Personal branding - weblogs as belief systems

Well, I'd been fermenting a thought in my head about weblogs as places where one interrogates oneself with a community of interested witnesses. I was going to make it concrete by having my Second Life avatar, Kei Mars, interview me, with a selection of questions from you, my friends, as well.

But, clever tranny that she is, Siobhan beat me to the punch with her own, highly skilful auto-interview, which made many of the points I was going to raise. I especially (and predictably given my liking for a social drink) jibed with her comments about blogging being like having a conversation with a circle of friends in your favourite pub.

So I'm not going to do that. But it did make me think some more.

I've been working today on some corporate identity for a client - logos, type, colour schemes and usage examples. You know what I mean. Corporate identity is the most outward visual representation of an organisation's brand. In a real sense a brand is a promise to the customer.

When Apple (tagline: "Think Different") puts their mark on an iPod, or a Powerbook, or the iTunes store interface, they're saying, "look. We believe this product is so well designed and so beautiful that we'll put our signature on it, because that's what we stand for. We're asking you to believe and trust our promise and be our customer". As a consumer, you'll either believe in that promise or you won't and that will influence 100% how well a company performs. Branding is totally at the heart of everything a company does.

You can also turn it around and say that a brand is a company's promise to itself. It's almost like a belief system. Brand belief is at the heart of a company's success and how well it does.

You can't sell it if you don't believe in it.

The problem is that in this increasingly fragmented corporate landscape, and in a day and age when trust in brands is at an all time low, for so many reasons (globalisation, Enron and mistrust of government relations with businesses, the mistrust of media owner brands like Fox / Sky who are seen to be pushing murky agendas) we don't know where to turn for brands we can trust any more. Even home spun successes like flickr and Blogger are soon gobbled up by juggernaut corporations and lose their sanctified nature.

Whose brand do you believe in when there's a crisis of faith?

Well, the only thing left is yourself.

This is where weblogging comes in and I believe it's one of the foremost proponents of what has been termed "personal branding". Personal branding's all about leveraging your own belief in what you can do with the skills you're given. It's all about building up microcommunities of shared interest who are passionate about the same things you're passionate about, be it music, birdwatching, books, technology or transvestism.

And the Internet's full of it. The web is inherently brilliant at allowing personal brands to start up, because the social and interactive tools are built in to the networks via the protocols (http, smtp, ftp etc) that we take for granted. Quite quickly one to one can become many to many and that's why sites like flickr, eBay, LiveJournal are so successful. Services like CaféPress have been quick to exploit the unique nature of personal branding so that we can all have our own merchandising department at a low, risk-free price point.
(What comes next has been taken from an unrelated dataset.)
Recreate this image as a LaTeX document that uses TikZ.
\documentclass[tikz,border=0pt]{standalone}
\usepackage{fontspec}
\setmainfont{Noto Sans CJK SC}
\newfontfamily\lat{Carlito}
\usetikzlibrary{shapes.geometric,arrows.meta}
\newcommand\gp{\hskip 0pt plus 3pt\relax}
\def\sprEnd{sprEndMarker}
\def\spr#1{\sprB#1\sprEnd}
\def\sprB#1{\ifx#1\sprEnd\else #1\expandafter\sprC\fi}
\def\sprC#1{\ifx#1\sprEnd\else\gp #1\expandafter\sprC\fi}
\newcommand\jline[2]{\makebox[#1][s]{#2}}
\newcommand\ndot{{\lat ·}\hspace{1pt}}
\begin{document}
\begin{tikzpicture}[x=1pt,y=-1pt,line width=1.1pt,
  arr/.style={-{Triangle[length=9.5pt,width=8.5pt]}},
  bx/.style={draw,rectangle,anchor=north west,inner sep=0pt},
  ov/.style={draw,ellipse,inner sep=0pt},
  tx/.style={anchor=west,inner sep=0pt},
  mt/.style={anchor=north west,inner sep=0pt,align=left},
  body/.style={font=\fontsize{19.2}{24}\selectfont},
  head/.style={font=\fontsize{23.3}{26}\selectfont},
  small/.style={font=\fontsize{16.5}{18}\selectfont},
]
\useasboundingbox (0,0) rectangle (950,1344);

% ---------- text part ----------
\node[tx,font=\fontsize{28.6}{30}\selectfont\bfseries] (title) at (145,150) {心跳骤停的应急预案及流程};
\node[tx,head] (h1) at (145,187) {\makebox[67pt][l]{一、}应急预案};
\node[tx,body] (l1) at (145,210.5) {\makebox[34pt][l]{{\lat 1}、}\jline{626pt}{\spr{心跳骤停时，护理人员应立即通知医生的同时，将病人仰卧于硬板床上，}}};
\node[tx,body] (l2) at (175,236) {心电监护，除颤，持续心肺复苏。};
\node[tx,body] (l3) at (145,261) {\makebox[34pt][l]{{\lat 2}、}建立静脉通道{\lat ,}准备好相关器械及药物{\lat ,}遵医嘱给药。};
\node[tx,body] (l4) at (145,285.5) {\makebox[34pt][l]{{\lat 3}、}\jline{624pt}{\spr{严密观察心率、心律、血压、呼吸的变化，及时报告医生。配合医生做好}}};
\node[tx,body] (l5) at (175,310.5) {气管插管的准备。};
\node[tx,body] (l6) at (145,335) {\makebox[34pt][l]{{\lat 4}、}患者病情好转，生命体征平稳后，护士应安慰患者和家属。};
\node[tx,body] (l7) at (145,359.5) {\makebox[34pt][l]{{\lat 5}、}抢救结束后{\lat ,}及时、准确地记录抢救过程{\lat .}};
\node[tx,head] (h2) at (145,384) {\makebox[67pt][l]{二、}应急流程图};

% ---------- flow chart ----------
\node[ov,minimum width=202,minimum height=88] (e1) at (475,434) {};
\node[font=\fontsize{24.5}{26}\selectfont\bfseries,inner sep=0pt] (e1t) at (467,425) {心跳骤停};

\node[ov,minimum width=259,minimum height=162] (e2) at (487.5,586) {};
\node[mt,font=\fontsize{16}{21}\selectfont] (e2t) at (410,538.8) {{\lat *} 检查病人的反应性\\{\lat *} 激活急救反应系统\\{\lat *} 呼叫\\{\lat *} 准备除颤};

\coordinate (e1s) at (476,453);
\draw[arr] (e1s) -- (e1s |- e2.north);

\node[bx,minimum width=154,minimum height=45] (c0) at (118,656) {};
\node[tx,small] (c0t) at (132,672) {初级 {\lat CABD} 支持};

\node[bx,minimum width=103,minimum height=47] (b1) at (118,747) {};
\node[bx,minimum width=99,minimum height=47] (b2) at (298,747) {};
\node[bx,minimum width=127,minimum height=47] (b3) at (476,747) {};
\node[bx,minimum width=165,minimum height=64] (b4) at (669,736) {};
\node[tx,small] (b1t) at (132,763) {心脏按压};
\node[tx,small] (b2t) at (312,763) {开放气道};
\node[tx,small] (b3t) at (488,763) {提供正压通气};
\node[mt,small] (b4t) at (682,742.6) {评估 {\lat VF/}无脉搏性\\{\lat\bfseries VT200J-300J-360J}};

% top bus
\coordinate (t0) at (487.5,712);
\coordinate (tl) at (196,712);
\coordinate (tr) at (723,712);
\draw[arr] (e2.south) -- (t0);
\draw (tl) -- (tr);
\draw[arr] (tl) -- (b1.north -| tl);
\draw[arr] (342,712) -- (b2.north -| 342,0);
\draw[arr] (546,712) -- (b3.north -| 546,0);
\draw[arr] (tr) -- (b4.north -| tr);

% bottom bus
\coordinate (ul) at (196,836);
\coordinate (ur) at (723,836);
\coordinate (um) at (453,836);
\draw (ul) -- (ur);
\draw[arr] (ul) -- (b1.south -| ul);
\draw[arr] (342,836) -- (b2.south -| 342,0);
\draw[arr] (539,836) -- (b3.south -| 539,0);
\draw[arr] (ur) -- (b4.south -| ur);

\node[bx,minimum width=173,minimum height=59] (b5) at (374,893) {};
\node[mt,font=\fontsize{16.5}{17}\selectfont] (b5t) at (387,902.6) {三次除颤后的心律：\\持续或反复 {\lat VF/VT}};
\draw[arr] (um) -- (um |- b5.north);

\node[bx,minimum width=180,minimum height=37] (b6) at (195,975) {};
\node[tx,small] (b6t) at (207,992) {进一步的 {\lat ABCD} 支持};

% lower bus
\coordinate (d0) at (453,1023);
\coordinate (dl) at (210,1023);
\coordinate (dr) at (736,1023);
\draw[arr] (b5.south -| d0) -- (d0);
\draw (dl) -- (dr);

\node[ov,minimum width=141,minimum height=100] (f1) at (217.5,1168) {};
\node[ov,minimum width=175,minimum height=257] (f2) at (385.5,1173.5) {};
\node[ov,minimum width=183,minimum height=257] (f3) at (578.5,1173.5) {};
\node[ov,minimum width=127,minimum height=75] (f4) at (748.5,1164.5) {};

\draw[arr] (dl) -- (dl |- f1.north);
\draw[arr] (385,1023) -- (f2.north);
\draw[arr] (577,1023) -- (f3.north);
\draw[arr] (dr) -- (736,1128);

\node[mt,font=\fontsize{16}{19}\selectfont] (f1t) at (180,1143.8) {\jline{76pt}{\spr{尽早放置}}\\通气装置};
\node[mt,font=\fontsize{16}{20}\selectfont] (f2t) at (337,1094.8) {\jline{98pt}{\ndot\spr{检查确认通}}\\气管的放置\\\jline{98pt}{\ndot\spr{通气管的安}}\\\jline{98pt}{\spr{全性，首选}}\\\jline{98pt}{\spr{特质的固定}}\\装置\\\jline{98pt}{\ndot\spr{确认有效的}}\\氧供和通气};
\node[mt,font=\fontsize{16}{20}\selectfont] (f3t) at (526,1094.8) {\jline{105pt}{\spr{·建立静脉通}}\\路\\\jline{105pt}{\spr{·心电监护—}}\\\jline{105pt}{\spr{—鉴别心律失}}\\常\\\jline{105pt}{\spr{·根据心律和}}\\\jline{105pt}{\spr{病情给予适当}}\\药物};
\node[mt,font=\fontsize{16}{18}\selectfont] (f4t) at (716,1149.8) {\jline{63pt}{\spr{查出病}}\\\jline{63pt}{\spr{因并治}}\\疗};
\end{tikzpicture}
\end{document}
So this weblog you're reading is actually the online community of brand Miss K (tagline: "transgendered z-list celebrity"). It's part of a loose federation of sister brands including the better established tranniefesto (tagline: "a crossdressing adventure" or, in certain applications, "I'm a bloke in a dress, but it's a very nice dress"), Becky's Web ("home of transgendered inactivist Becky EnVérité" - love that one) and Joanna's Diary ("may contain nuts"). All really skilful bits of copywriting and evidence of serious intent by their owners. And of course there's many many more.

Siobhan's wonderful tranniesphere visualisation was a first pass map of this federation of transgendered personal brands. Brands that exist because we believe in ourselves and we believe in our natures and interests.

It's all about belief. See you in November.